Seine Werke wurden allerdings zunächst eher in den Pariser Filmclubs diskutiert als vom breiten Publikum beachtet und blieben somit einem überschaubaren Kreis von Filmfreunden vorbehalten. Zwar sorgte Rivette mit ausgefallenen Filmprojekten wie dem 13-stündigen Werk "Out 1: Noli me tangere" (1970/91) immer wieder für Aufsehen. Den ersten großen Erfolg landete der Regisseur jedoch erst 1991 mit der Verfilmung von Balzacs Roman "Le chef-d'oeuvre inconnu" (Das unbekannte Meisterwerk). Auch sein vorletztes Werk, "Die Herzogin von Langeais" mit Jeanne Balibar und Guillaume Depardieu, basiert auf einer Balzac-Vorlage.

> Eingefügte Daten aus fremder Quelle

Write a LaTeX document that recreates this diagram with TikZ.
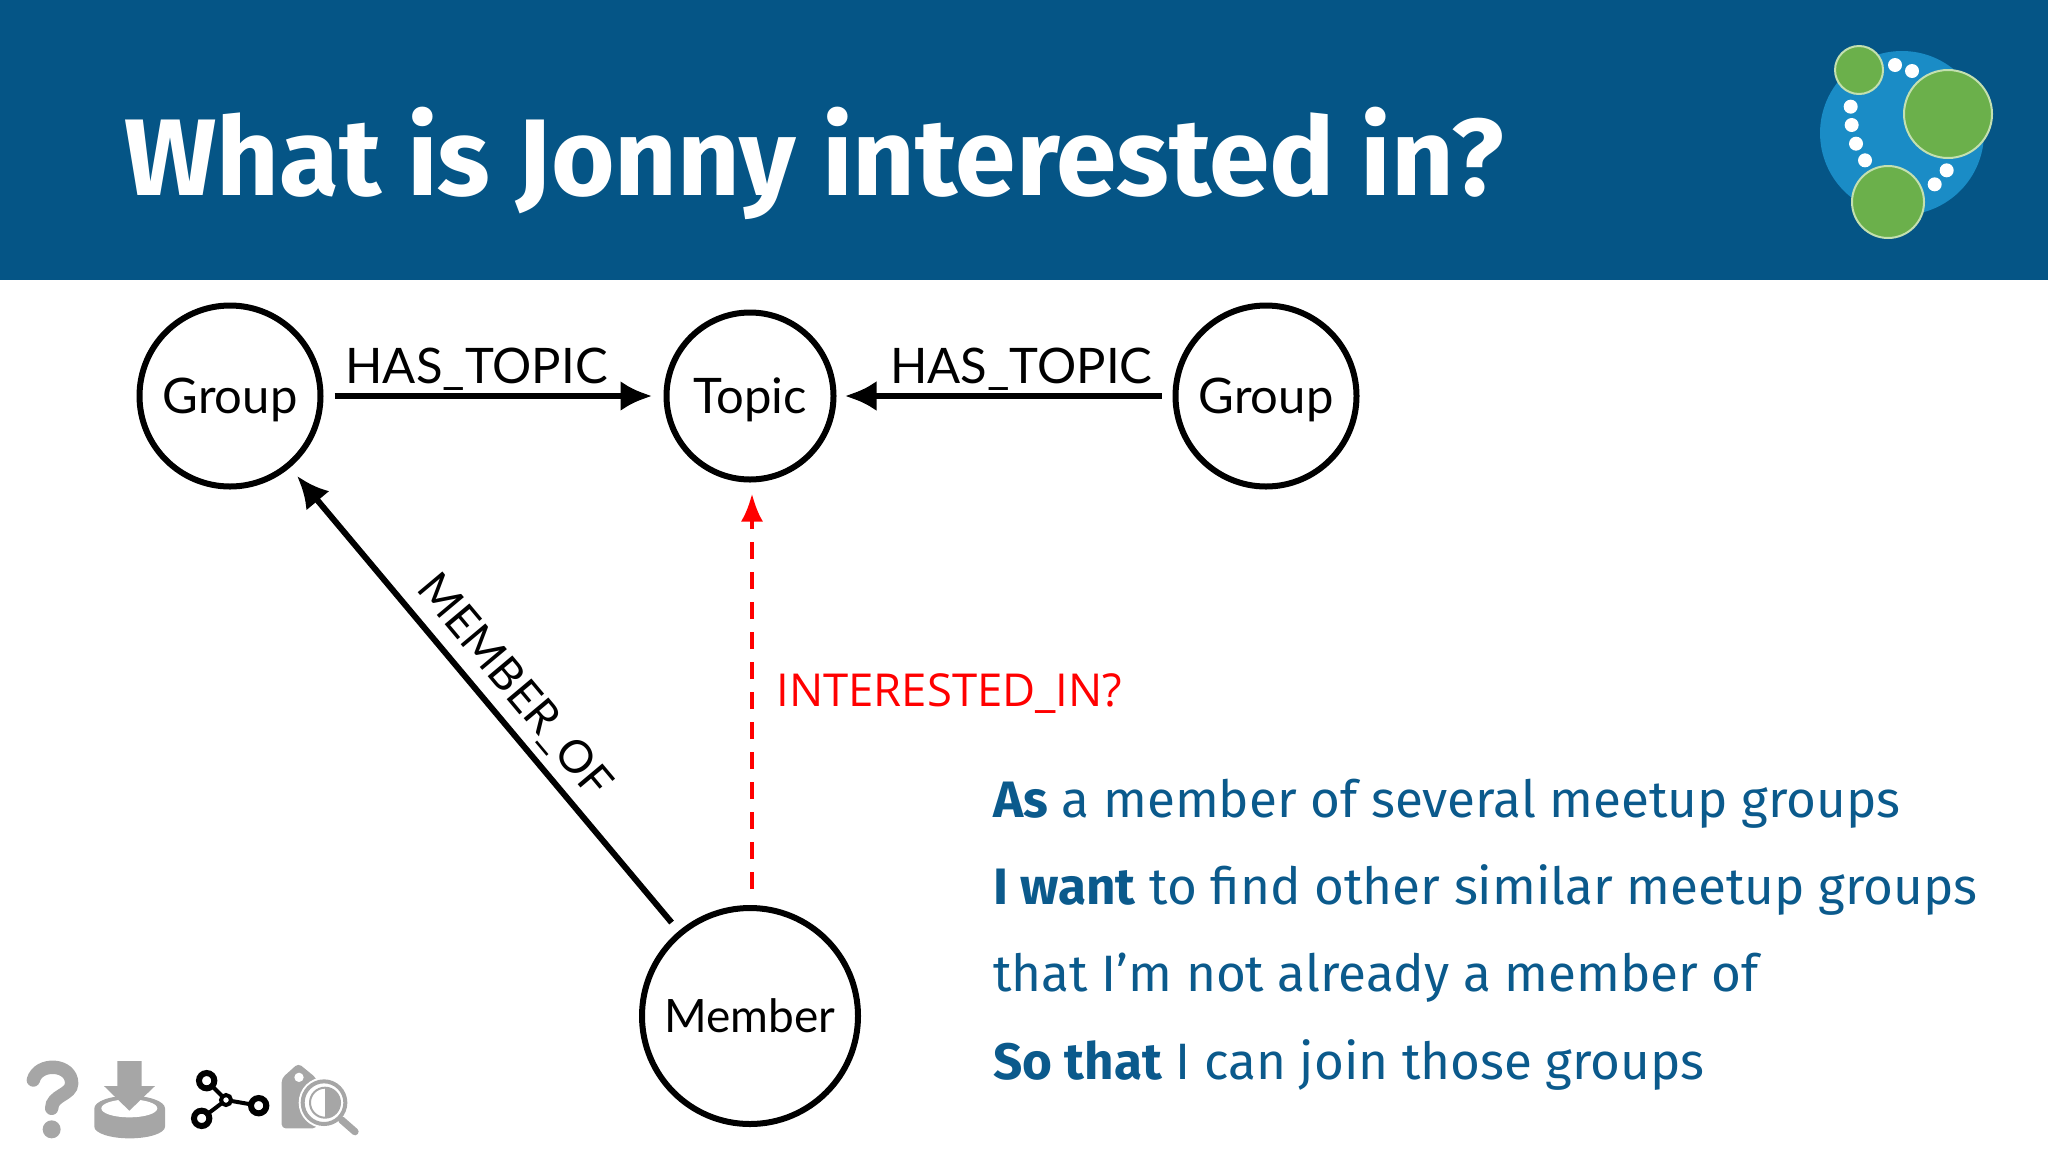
\documentclass[tikz,border=0pt]{standalone}
\usepackage{fontspec}
\setmainfont{Fira Sans}
\newfontfamily\diagramfont{Lato}
\newfontfamily\labelfont{Open Sans}
\usetikzlibrary{arrows.meta}
\definecolor{headerblue}{HTML}{055586}
\definecolor{logoblue}{HTML}{1A8CC6}
\definecolor{logogreen}{HTML}{6BB04B}
\definecolor{logoring}{HTML}{C3E0B0}
\definecolor{icongray}{HTML}{A6A6A6}
\definecolor{textblue}{HTML}{0B5A8C}
\tikzset{
  entity/.style={draw,circle,line width=3pt,inner sep=0pt,text depth=0pt,font=\diagramfont\fontsize{24.5}{24.5}\selectfont},
  rel/.style={line width=3.4pt,-{Latex[length=16pt,width=15pt]},shorten <=5.5pt,shorten >=5.5pt},
  rellabel/.style={font=\diagramfont\fontsize{24.5}{24.5}\selectfont,inner sep=1pt},
  story/.style={anchor=base west,inner sep=0pt,text=textblue,font=\fontsize{25.6}{25.6}\selectfont},
}
\begin{document}
\begin{tikzpicture}[x=0.5pt,y=-0.5pt]
\useasboundingbox (0,0) rectangle (2048,1152);
\fill[headerblue] (0,0) rectangle (2048,280);
\node (title) at (124,195) [anchor=base west,inner sep=0pt,text=white,font=\bfseries\fontsize{54.5}{54.5}\selectfont] {What is Jonny interested in?};
% logo
\fill[logoblue] (1902,133) circle [radius=82];
\foreach \dotx/\doty in {345/135,396/153,212/260,215/315,228/371,255/421,464/493,500/451}
  \fill[white] ({1780+\dotx/3},{20+\doty/3}) circle [radius=7];
\filldraw[fill=logogreen,draw=logoring,line width=1pt] (1859,70) circle [radius=24];
\filldraw[fill=logogreen,draw=logoring,line width=1pt] (1948,114) circle [radius=44];
\filldraw[fill=logogreen,draw=logoring,line width=1pt] (1888,202) circle [radius=36];
% graph
\node (group1) at (230,396) [entity,minimum size=90.5pt] {Group};
\node (topic) at (750,396) [entity,minimum size=83.5pt] {Topic};
\node (group2) at (1266,396) [entity,minimum size=90.5pt] {Group};
\node (member) at (750,1016) [entity,minimum size=108pt,font=\diagramfont\fontsize{23}{23}\selectfont] {Member};
\draw[rel] (group1) -- node[rellabel,above,pos=.45] {HAS\_TOPIC} (topic);
\draw[rel,shorten >=4pt] (group2) -- node[rellabel,above,pos=.45] {HAS\_TOPIC} (topic);
\draw[rel,line width=3pt] (member) -- node[rellabel,above,sloped,pos=.485,yshift=3pt,font=\diagramfont\fontsize{22.5}{22.5}\selectfont] {MEMBER\_OF} (group1);
\draw[red,line width=2pt,dash pattern=on 8.5pt off 6.5pt,-{Latex[length=14pt,width=11pt]},shorten <=8pt,shorten >=5.5pt]
  ([xshift=1pt]member.north) -- node (interested) [pos=.5,right=8pt,font=\labelfont\fontsize{22.7}{22.7}\selectfont] {INTERESTED\_IN?} ([xshift=1pt]topic.south);
% user story
\node (line1) at (993,817) [story] {\textbf{As} a member of several meetup groups};
\node (line2) at (993,904) [story] {\textbf{I want} to find other similar meetup groups};
\node (line3) at (993,991) [story] {that I’m not already a member of};
\node (line4) at (993,1079) [story] {\textbf{So that} I can join those groups};
% icons
\begin{scope}[shift={(0,1020)},x=0.16667pt,y=-0.16667pt]
  % question mark
  \draw[icongray,line width=6.7pt,line cap=round] (100,180) .. controls (115,125) and (215,130) .. (215,190) .. controls (215,225) and (155,225) .. (155,265);
  \fill[icongray] (155,328) circle [radius=27];
  % download
  \fill[icongray] (283,265) -- (283,320) arc [start angle=180,end angle=0,x radius=106,y radius=35] -- (495,265) arc [start angle=0,end angle=-180,x radius=106,y radius=38] -- cycle;
  \fill[white] (388,265) ellipse [x radius=84,y radius=27];
  \fill[icongray] (352,123) -- (425,123) -- (425,198) -- (465,198) -- (388,272) -- (312,198) -- (352,198) -- cycle;
  % graph
  \draw[black,line width=2pt] (620,182) -- (678,240) -- (776,257) (678,240) -- (605,295);
  \foreach \nodex/\nodey in {620/182,605/295,776/257}
    \filldraw[fill=white,draw=black,line width=3pt] (\nodex,\nodey) circle [radius=23];
  \filldraw[fill=white,draw=black,line width=2pt] (678,240) circle [radius=15];
  % tag and lens
  \fill[icongray,rounded corners=2pt] (845,325) -- (845,175) -- (895,130) -- (950,175) -- (950,325) -- cycle;
  \fill[white] (897,172) circle [radius=14];
  \fill[white] (972,248) circle [radius=76];
  \draw[icongray,line width=3.6pt,line cap=round] (1025,300) -- (1065,335);
  \draw[icongray,line width=2pt] (972,248) circle [radius=64];
  \draw[icongray,line width=1pt] (975,248) circle [radius=45];
  \fill[icongray] (975,203) arc [start angle=-90,end angle=90,radius=45] -- cycle;
\end{scope}
\end{tikzpicture}
\end{document}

Das vierstündige Epos "La Belle Noiseuse" (Die schöne Querulantin) wurde beim Filmfest in Cannes mit dem Großen Preis der Jury ausgezeichnet. In den Kinos lief er in einer um die Hälfte gekürzten Fassung. Zwei Jahre später setzte Rivette der französischen Nationalheldin Jeanne d'Arc mit "Johanna, die Jungfrau" ein filmisches Denkmal. Die Kritik lobte das zweiteilige, fünfeinhalbstündige Werk wegen seines kritischen Geschichtsbildes und der herausragenden Leistung der Hauptdarstellerin Sandrine Bonnaire.

Für Rivette war das Kino eine Schule des Improvisierens, das ständig die Grenzen zur Realität verwischt. "Viele Leute glauben, dass Filme Antworten liefern müssten. Im Gegenteil: Filme sind dazu da, Fragen zu stellen, weil es keine Antworten gibt", erklärte der Regisseur einst. Jetzt ist Jacques Rivette mit 87 Jahren in Paris gestorben.